"I have installed SP1 and I do not see the options for the browser choice," said RichardD. "I have installed SP1 on an English machine with its region set to France. I have also tried on a French machine, with France as the region. Is KB976002 included in SP1, or is it implemented in a different way?"
Windows user "RichardD" reported the missing browser choice screen to Microsoft more than a year ago. The support engineer never answered his final question.
KB976002 refers to the Microsoft support document that explained the browser ballot.
A day later, Afzal Taher, who identified himself as a "Microsoft Support Engineer," replied to RichardD, telling him, "Windows 7 SP 1 contains all the previous Windows Updates (which includes browser choice update as well)."

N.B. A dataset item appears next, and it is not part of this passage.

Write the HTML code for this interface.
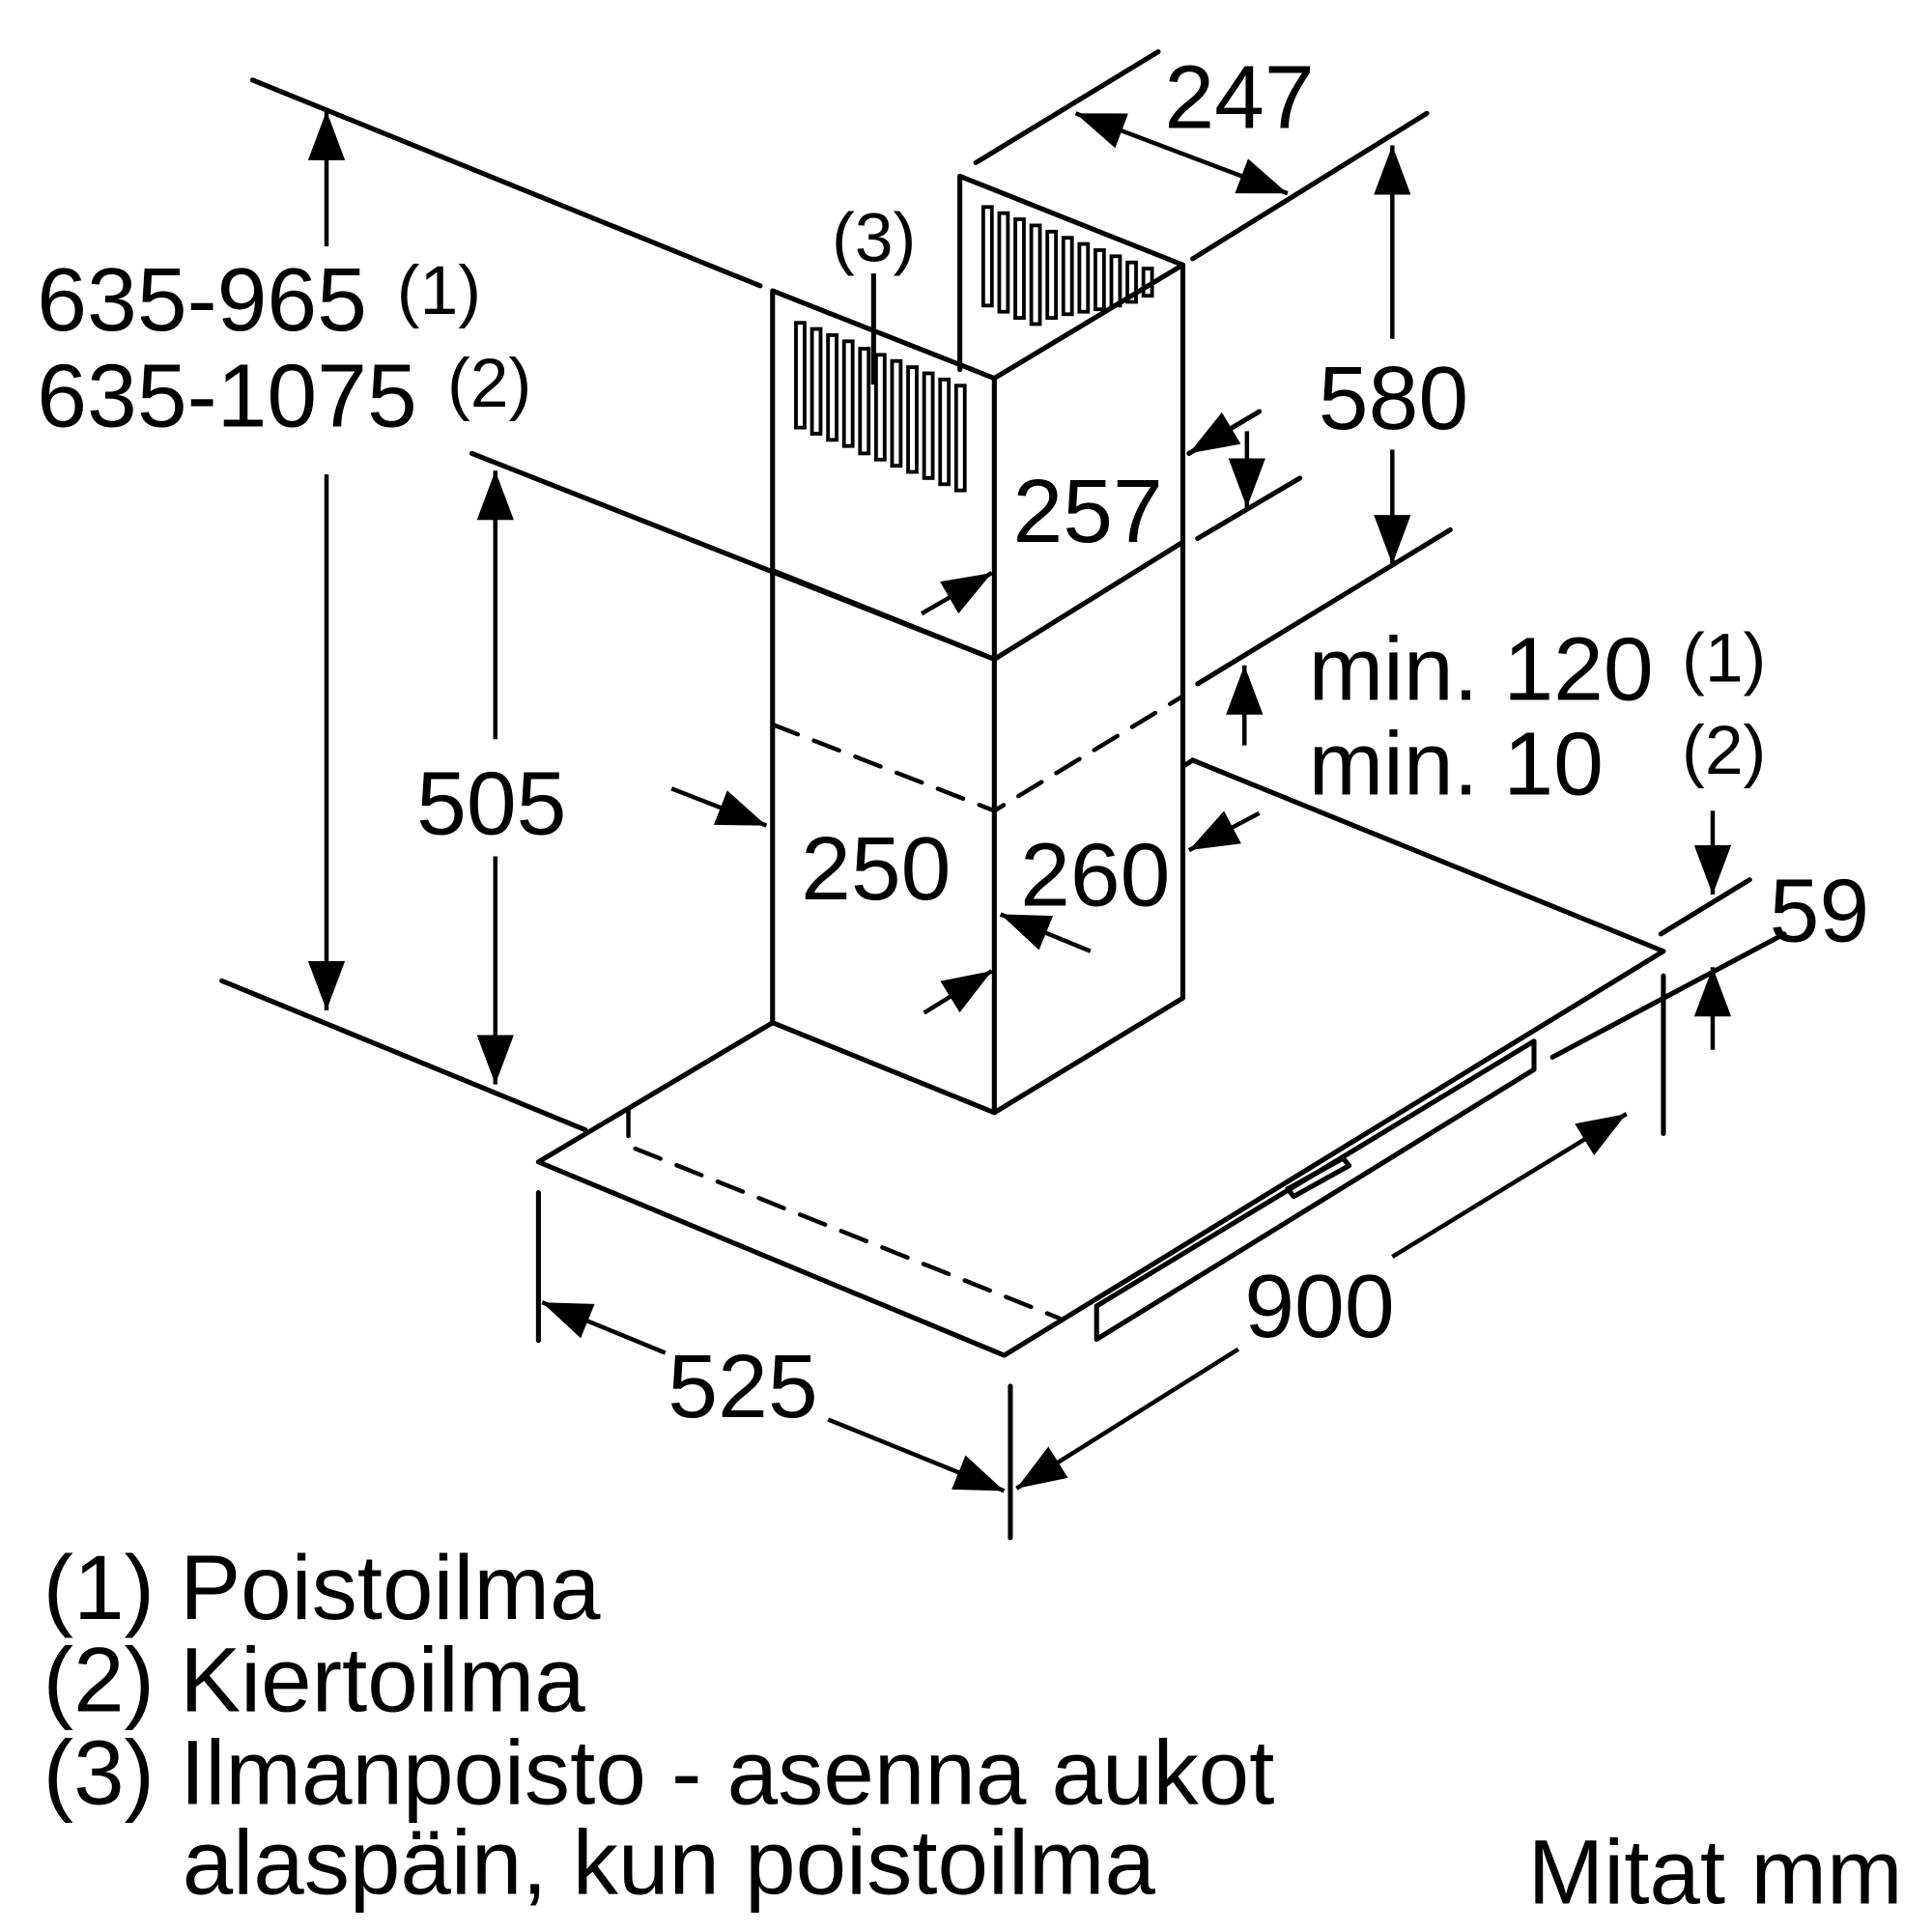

That didn't satisfy RichardD, who had already looked at the list of individual updates rolled into SP1, and had confirmed that the browser choice update was supposed to be in the upgrade.
"I understand that it is included in the service pack, per the documentation. However is it really installed with Service Pack 1?" asked RichardD. "I have a clean Windows 7 RTM, with its region set to France and used Windows Update to install SP1. There is no BrowserChoice.exe in the system32 folder. How can I verify that it is installed with SP1?"
Taher, the Microsoft support engineer, never replied to RichardD's last question.
It's possible that had Taher pushed RichardD's query about the missing browser choice update up the chain of command, or investigated further himself, Microsoft would have realized that it had bungled long before the commission got involved.
Tuesday, Microsoft apologized and characterized the omission of the browser ballot as a "technical error."
"Unfortunately, the engineering team responsible for maintenance of this code did not realize that it needed to update the detection logic for the BCS [browser choice screen] software when Windows 7 SP1 was released last year," the company said in a statement Tuesday. "As a result of this error, new PCs with Windows 7 SP1 did not receive the BCS software as they should have."
In the same statement, the company said it had only learned of the blunder when it was recently told by the commission that others had reported the ballot was not showing up on some PCs.
Microsoft was unavailable late Tuesday for comment.